Fino al 30.XII.2018 Roberto Paci Dalò. Shul Palazzo del Merenda, Forlì

Elena Dolcini
exibart
6 Novembre 2018

Fino al 30 dicembre 2018 avremo l’occasione di visitare Palazzo del Merenda in Corso della Repubblica 72, a Forlì, chiuso dal 2012, ma ora aperto perché location di “Shul”, mostra personale di Roberto Paci Dalò, a cura di Davide Quadrio. Una mostra che vale la pena visitare non solo per la sua grandezza minimale, valore estetico e storico, semplice complessità e armonia quasi teleologica, ma anche per il suo essere strumento di conoscenza, nell’aprire le porte di un palazzo, simbolo cittadino da tempo inaccessibile.
Shul, parola yiddish che significa “sinagoga”, è un’installazione sonora e spaziale creata ad hoc per il Palazzo al cui interno si possono osservare capolavori del Seicento di Carlo e Felice Cignani, Guercino, Guido Cagnacci, Andrea Sacchi, Maratta ed altri. Il luogo è parte integrante della mostra, per cui l’artista, che è anche regista e musicista, ha curato meticolosamente l’illuminazione, eliminando quella di routine e creando dei percorsi di luce appositi, che mettono in evidenza particolari inusuali o decentrati dei quadri alle pareti.
Dalò invita lo sguardo del visitatore ad andare “oltre”: così come i soggetti religiosi dei dipinti vogliono essere guardati in maniera ascensionale, dal basso verso l’alto, così l’installazione a terra di Dalò accompagna il visitatore per un percorso che si estende orizzontalmente per vari metri. L’installazione si compone di un tappeto, uno ma molteplice, che racchiude in sé dieci disegni della cabala ebraica, neri in ciniglia su uno sfondo bianco in cotone. Al centro, l’artista ha posizionato una sorta di Sukkah, capanna, una costruzione in metallo dal cui “tetto” scende un telo bianco e a cui è sospesa una yad, una scultura/mano che serve per seguire le scritture ebraiche sui libri in pelle di animale, che non possono essere toccati direttamente dalla mano dell’uomo.

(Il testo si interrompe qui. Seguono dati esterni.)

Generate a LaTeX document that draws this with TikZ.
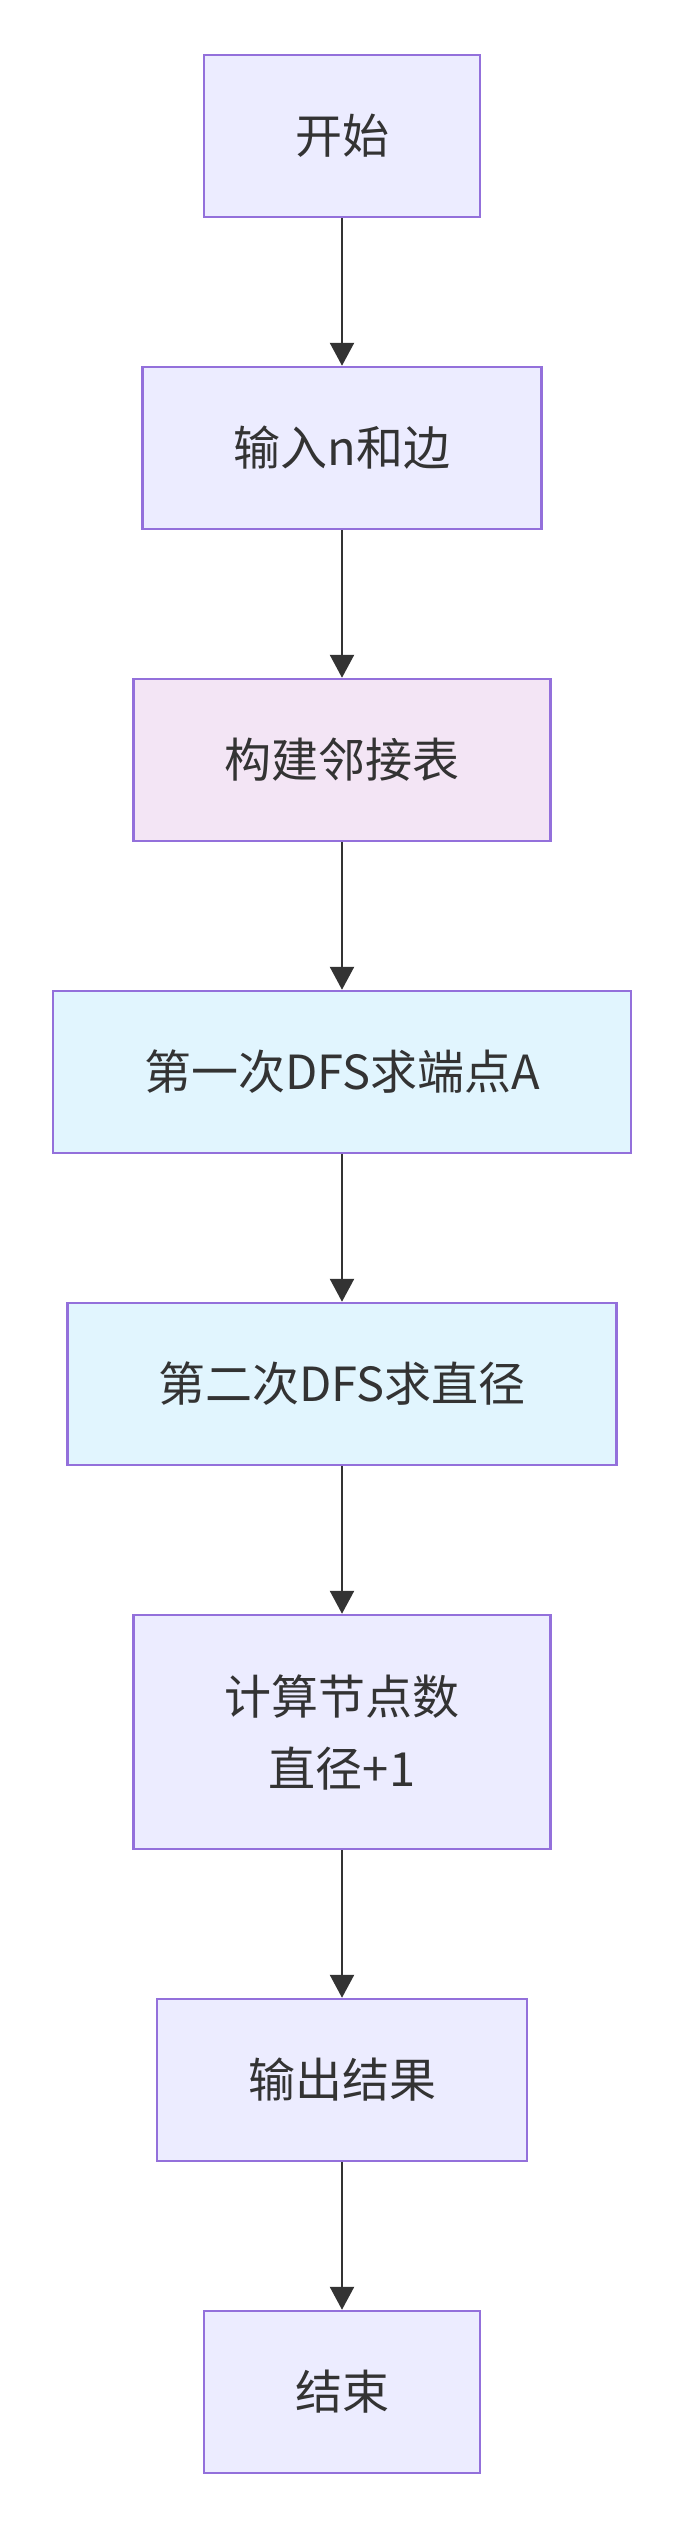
\documentclass[tikz,border=0pt]{standalone}
\usepackage{xcolor}
\usepackage{fontspec}
\setmainfont{Noto Sans CJK SC}
\usepackage{tikz}
\usetikzlibrary{positioning,arrows.meta}

\definecolor{boxfill}{HTML}{ECECFF}
\definecolor{boxdraw}{HTML}{9370DB}
\definecolor{pinkfill}{HTML}{F3E5F5}
\definecolor{bluefill}{HTML}{E1F5FE}
\definecolor{inkgray}{HTML}{333333}

\begin{document}
\begin{tikzpicture}[
    x=1pt, y=1pt,
    stepbox/.style={rectangle, draw=boxdraw, fill=boxfill, line width=2.5pt,
        minimum height=162pt, inner xsep=91pt, align=center, text=inkgray,
        font=\fontsize{47pt}{72pt}\selectfont},
    flow/.style={-{Triangle[width=24pt,length=23pt]}, draw=inkgray, line width=2.5pt},
    node distance=147.5pt
    ]
        \useasboundingbox (0,0) rectangle (684,-2528);

        %Nodes
        \node[stepbox]
            (start)  at (342,-136)   {开始};
        \node[stepbox]
            (input)  [below=of start]  {输入n和边};
        \node[stepbox, fill=pinkfill]
            (adj)    [below=of input]  {构建邻接表};
        \node[stepbox, fill=bluefill]
            (dfsA)   [below=of adj]    {第一次DFS求端点A};
        \node[stepbox, fill=bluefill]
            (dfsB)   [below=of dfsA]   {第二次DFS求直径};
        \node[stepbox, minimum height=234pt]
            (count)  [below=of dfsB]   {计算节点数\\直径+1};
        \node[stepbox]
            (output) [below=of count]  {输出结果};
        \node[stepbox]
            (finish) [below=of output] {结束};

        %Lines
        \draw[flow] (start.south) -- (input.north);
        \draw[flow] (input.south) -- (adj.north);
        \draw[flow] (adj.south) -- (dfsA.north);
        \draw[flow] (dfsA.south) -- (dfsB.north);
        \draw[flow] (dfsB.south) -- (count.north);
        \draw[flow] (count.south) -- (output.north);
        \draw[flow] (output.south) -- (finish.north);
    \end{tikzpicture}
\end{document}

Questa scultura in argento, così come la mostra, è semplice e complessa allo stesso tempo: agli estremi della yad, da un lato, si vede un musicista in miniatura e dall’altro il dito con cui si può sfiorare il libro. Lo stesso atto di “sfiorare” è riproposto nell’aver lasciato sospesa la yad a un millimetro dalla tavola dorata sottostante, che metonimicamente, attraverso il suo colore, simboleggia un’icona bizantina.
Le religioni e la loro armonica convivenza sono, senza retorica, al centro di “Shul”, una descrizione visiva di elementi rituali ebraici, che si compone anche di riferimenti al mondo islamico (il tappeto) e a quello cristiano ortodosso (l’icona dorata). “Shul” è anche una mostra generativa: nel corso della sua esposizione a Palazzo del Merenda, Dalò aggiungerà progressivamente 26 tappeti, fino ad occupare gran parte del pavimento. Quella dei tappeti è materia che dialoga non solo con gli olii alle pareti, ma anche con l’installazione sonora, criptico montaggio composto da suoni e silenzi, da strumenti musicali e voci umane. Shul è, di nuovo, un regalo del suo artista, da anni impegnato nell’esprimere concetto e spiritualità laica, cultura materiale ed estasi religiosa, attraverso un linguaggio visivo rituale, essenziale e vitale.